• [Directions for this task] Exclude the pictures and return every line exactly as written.

• [Data]
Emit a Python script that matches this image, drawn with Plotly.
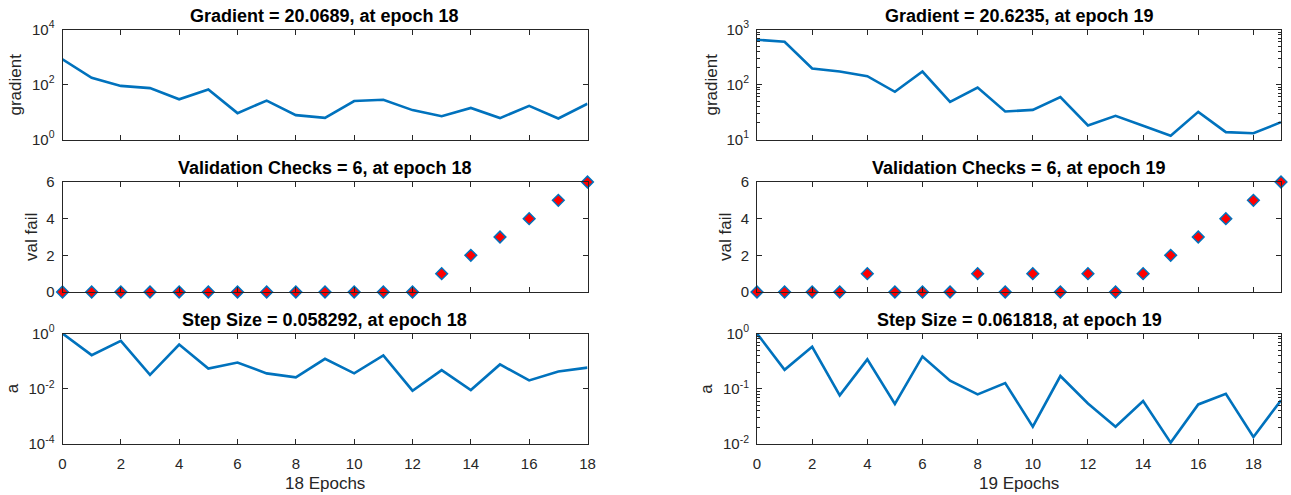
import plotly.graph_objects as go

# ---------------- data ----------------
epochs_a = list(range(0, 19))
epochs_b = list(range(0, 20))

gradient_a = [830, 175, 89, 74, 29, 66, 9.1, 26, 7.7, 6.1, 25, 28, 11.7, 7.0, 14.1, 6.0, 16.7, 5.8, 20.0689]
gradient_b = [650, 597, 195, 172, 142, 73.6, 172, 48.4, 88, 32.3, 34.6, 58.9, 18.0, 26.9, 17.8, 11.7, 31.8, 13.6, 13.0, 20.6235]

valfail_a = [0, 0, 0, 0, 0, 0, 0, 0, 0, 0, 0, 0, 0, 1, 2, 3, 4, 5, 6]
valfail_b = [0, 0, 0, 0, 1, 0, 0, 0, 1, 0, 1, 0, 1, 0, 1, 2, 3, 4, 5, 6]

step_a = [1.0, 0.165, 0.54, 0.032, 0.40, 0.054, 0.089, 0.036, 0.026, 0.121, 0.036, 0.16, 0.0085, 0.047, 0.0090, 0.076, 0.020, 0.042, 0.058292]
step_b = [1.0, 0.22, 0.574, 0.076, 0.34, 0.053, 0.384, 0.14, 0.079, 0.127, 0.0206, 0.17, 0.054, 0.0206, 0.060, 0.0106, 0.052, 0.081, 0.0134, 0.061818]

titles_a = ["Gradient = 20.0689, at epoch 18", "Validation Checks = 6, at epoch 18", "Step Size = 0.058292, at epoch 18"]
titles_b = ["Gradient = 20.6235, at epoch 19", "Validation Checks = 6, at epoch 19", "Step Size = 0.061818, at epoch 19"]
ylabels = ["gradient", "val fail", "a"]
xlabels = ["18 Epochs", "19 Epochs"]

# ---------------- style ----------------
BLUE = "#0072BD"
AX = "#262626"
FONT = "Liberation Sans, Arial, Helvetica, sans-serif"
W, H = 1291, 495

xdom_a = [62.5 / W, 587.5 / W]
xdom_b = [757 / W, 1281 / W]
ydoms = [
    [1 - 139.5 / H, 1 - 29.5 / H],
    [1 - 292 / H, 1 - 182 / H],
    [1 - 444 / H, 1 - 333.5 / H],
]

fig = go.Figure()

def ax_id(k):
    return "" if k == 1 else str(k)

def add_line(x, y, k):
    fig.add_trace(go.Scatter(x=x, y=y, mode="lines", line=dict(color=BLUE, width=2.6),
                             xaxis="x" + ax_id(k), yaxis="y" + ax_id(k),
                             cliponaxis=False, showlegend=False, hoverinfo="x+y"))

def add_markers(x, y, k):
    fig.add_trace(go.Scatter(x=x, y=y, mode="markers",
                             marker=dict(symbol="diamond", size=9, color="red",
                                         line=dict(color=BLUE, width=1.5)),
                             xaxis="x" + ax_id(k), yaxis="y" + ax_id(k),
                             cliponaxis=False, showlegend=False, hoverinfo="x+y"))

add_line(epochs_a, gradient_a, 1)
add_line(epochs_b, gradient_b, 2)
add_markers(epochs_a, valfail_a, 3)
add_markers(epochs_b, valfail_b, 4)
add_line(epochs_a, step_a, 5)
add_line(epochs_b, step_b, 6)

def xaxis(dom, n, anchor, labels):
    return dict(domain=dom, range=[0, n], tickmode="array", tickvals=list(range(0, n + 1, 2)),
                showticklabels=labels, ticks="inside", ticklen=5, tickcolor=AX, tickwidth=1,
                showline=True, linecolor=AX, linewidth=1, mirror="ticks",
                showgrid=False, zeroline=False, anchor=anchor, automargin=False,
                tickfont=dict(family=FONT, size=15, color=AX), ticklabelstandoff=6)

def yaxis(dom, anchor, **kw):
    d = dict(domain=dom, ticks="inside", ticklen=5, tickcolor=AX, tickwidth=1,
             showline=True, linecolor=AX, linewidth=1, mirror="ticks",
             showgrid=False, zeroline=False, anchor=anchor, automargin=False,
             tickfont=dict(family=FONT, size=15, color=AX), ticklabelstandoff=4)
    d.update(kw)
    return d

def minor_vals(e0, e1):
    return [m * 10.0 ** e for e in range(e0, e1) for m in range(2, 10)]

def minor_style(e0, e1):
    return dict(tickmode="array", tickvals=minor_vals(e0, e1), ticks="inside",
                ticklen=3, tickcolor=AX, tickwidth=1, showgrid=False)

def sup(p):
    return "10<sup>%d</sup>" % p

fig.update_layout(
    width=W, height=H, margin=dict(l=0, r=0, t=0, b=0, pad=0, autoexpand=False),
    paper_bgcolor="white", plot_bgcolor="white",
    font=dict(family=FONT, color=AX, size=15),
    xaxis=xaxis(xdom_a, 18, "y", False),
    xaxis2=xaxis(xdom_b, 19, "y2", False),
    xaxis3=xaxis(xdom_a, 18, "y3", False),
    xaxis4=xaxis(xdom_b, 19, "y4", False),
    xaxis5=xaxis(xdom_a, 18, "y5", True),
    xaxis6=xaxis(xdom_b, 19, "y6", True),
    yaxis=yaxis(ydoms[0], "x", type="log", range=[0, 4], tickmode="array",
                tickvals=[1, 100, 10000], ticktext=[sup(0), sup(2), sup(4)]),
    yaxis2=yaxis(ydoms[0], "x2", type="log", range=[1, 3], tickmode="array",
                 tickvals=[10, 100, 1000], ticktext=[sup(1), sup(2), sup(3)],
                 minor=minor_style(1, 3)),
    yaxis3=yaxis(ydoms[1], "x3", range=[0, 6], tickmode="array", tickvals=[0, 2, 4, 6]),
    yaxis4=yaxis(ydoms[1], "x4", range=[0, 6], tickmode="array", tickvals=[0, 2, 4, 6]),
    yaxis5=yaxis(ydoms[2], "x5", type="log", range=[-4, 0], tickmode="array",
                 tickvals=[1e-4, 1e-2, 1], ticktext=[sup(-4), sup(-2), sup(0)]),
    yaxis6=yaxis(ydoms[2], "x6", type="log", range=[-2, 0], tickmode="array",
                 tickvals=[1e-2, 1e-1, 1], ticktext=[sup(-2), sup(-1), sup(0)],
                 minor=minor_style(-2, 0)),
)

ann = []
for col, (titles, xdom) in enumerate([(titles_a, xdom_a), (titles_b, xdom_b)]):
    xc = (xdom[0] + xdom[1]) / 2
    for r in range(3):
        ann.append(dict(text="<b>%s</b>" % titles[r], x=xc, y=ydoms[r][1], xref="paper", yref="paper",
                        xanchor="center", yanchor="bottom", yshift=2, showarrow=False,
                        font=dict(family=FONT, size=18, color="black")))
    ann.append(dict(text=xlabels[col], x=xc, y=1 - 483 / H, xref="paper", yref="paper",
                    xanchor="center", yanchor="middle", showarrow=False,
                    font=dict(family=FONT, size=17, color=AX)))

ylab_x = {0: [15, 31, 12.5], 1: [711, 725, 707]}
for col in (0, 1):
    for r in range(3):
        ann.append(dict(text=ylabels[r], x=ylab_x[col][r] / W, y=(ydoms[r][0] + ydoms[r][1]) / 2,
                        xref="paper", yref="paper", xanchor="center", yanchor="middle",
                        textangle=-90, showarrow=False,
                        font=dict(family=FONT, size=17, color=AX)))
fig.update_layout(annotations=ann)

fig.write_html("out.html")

• [Solution to this problem]
Emit a Python script that matches this image, drawn with Plotly.
import plotly.graph_objects as go

# ---------------- data ----------------
epochs_a = list(range(0, 19))
epochs_b = list(range(0, 20))

gradient_a = [830, 175, 89, 74, 29, 66, 9.1, 26, 7.7, 6.1, 25, 28, 11.7, 7.0, 14.1, 6.0, 16.7, 5.8, 20.0689]
gradient_b = [650, 597, 195, 172, 142, 73.6, 172, 48.4, 88, 32.3, 34.6, 58.9, 18.0, 26.9, 17.8, 11.7, 31.8, 13.6, 13.0, 20.6235]

valfail_a = [0, 0, 0, 0, 0, 0, 0, 0, 0, 0, 0, 0, 0, 1, 2, 3, 4, 5, 6]
valfail_b = [0, 0, 0, 0, 1, 0, 0, 0, 1, 0, 1, 0, 1, 0, 1, 2, 3, 4, 5, 6]

step_a = [1.0, 0.165, 0.54, 0.032, 0.40, 0.054, 0.089, 0.036, 0.026, 0.121, 0.036, 0.16, 0.0085, 0.047, 0.0090, 0.076, 0.020, 0.042, 0.058292]
step_b = [1.0, 0.22, 0.574, 0.076, 0.34, 0.053, 0.384, 0.14, 0.079, 0.127, 0.0206, 0.17, 0.054, 0.0206, 0.060, 0.0106, 0.052, 0.081, 0.0134, 0.061818]

titles_a = ["Gradient = 20.0689, at epoch 18", "Validation Checks = 6, at epoch 18", "Step Size = 0.058292, at epoch 18"]
titles_b = ["Gradient = 20.6235, at epoch 19", "Validation Checks = 6, at epoch 19", "Step Size = 0.061818, at epoch 19"]
ylabels = ["gradient", "val fail", "a"]
xlabels = ["18 Epochs", "19 Epochs"]

# ---------------- style ----------------
BLUE = "#0072BD"
AX = "#262626"
FONT = "Liberation Sans, Arial, Helvetica, sans-serif"
W, H = 1291, 495

xdom_a = [62.5 / W, 587.5 / W]
xdom_b = [757 / W, 1281 / W]
ydoms = [
    [1 - 139.5 / H, 1 - 29.5 / H],
    [1 - 292 / H, 1 - 182 / H],
    [1 - 444 / H, 1 - 333.5 / H],
]

fig = go.Figure()

def ax_id(k):
    return "" if k == 1 else str(k)

def add_line(x, y, k):
    fig.add_trace(go.Scatter(x=x, y=y, mode="lines", line=dict(color=BLUE, width=2.6),
                             xaxis="x" + ax_id(k), yaxis="y" + ax_id(k),
                             cliponaxis=False, showlegend=False, hoverinfo="x+y"))

def add_markers(x, y, k):
    fig.add_trace(go.Scatter(x=x, y=y, mode="markers",
                             marker=dict(symbol="diamond", size=9, color="red",
                                         line=dict(color=BLUE, width=1.5)),
                             xaxis="x" + ax_id(k), yaxis="y" + ax_id(k),
                             cliponaxis=False, showlegend=False, hoverinfo="x+y"))

add_line(epochs_a, gradient_a, 1)
add_line(epochs_b, gradient_b, 2)
add_markers(epochs_a, valfail_a, 3)
add_markers(epochs_b, valfail_b, 4)
add_line(epochs_a, step_a, 5)
add_line(epochs_b, step_b, 6)

def xaxis(dom, n, anchor, labels):
    return dict(domain=dom, range=[0, n], tickmode="array", tickvals=list(range(0, n + 1, 2)),
                showticklabels=labels, ticks="inside", ticklen=5, tickcolor=AX, tickwidth=1,
                showline=True, linecolor=AX, linewidth=1, mirror="ticks",
                showgrid=False, zeroline=False, anchor=anchor, automargin=False,
                tickfont=dict(family=FONT, size=15, color=AX), ticklabelstandoff=6)

def yaxis(dom, anchor, **kw):
    d = dict(domain=dom, ticks="inside", ticklen=5, tickcolor=AX, tickwidth=1,
             showline=True, linecolor=AX, linewidth=1, mirror="ticks",
             showgrid=False, zeroline=False, anchor=anchor, automargin=False,
             tickfont=dict(family=FONT, size=15, color=AX), ticklabelstandoff=4)
    d.update(kw)
    return d

def minor_vals(e0, e1):
    return [m * 10.0 ** e for e in range(e0, e1) for m in range(2, 10)]

def minor_style(e0, e1):
    return dict(tickmode="array", tickvals=minor_vals(e0, e1), ticks="inside",
                ticklen=3, tickcolor=AX, tickwidth=1, showgrid=False)

def sup(p):
    return "10<sup>%d</sup>" % p

fig.update_layout(
    width=W, height=H, margin=dict(l=0, r=0, t=0, b=0, pad=0, autoexpand=False),
    paper_bgcolor="white", plot_bgcolor="white",
    font=dict(family=FONT, color=AX, size=15),
    xaxis=xaxis(xdom_a, 18, "y", False),
    xaxis2=xaxis(xdom_b, 19, "y2", False),
    xaxis3=xaxis(xdom_a, 18, "y3", False),
    xaxis4=xaxis(xdom_b, 19, "y4", False),
    xaxis5=xaxis(xdom_a, 18, "y5", True),
    xaxis6=xaxis(xdom_b, 19, "y6", True),
    yaxis=yaxis(ydoms[0], "x", type="log", range=[0, 4], tickmode="array",
                tickvals=[1, 100, 10000], ticktext=[sup(0), sup(2), sup(4)]),
    yaxis2=yaxis(ydoms[0], "x2", type="log", range=[1, 3], tickmode="array",
                 tickvals=[10, 100, 1000], ticktext=[sup(1), sup(2), sup(3)],
                 minor=minor_style(1, 3)),
    yaxis3=yaxis(ydoms[1], "x3", range=[0, 6], tickmode="array", tickvals=[0, 2, 4, 6]),
    yaxis4=yaxis(ydoms[1], "x4", range=[0, 6], tickmode="array", tickvals=[0, 2, 4, 6]),
    yaxis5=yaxis(ydoms[2], "x5", type="log", range=[-4, 0], tickmode="array",
                 tickvals=[1e-4, 1e-2, 1], ticktext=[sup(-4), sup(-2), sup(0)]),
    yaxis6=yaxis(ydoms[2], "x6", type="log", range=[-2, 0], tickmode="array",
                 tickvals=[1e-2, 1e-1, 1], ticktext=[sup(-2), sup(-1), sup(0)],
                 minor=minor_style(-2, 0)),
)

ann = []
for col, (titles, xdom) in enumerate([(titles_a, xdom_a), (titles_b, xdom_b)]):
    xc = (xdom[0] + xdom[1]) / 2
    for r in range(3):
        ann.append(dict(text="<b>%s</b>" % titles[r], x=xc, y=ydoms[r][1], xref="paper", yref="paper",
                        xanchor="center", yanchor="bottom", yshift=2, showarrow=False,
                        font=dict(family=FONT, size=18, color="black")))
    ann.append(dict(text=xlabels[col], x=xc, y=1 - 483 / H, xref="paper", yref="paper",
                    xanchor="center", yanchor="middle", showarrow=False,
                    font=dict(family=FONT, size=17, color=AX)))

ylab_x = {0: [15, 31, 12.5], 1: [711, 725, 707]}
for col in (0, 1):
    for r in range(3):
        ann.append(dict(text=ylabels[r], x=ylab_x[col][r] / W, y=(ydoms[r][0] + ydoms[r][1]) / 2,
                        xref="paper", yref="paper", xanchor="center", yanchor="middle",
                        textangle=-90, showarrow=False,
                        font=dict(family=FONT, size=17, color=AX)))
fig.update_layout(annotations=ann)

fig.write_html("out.html")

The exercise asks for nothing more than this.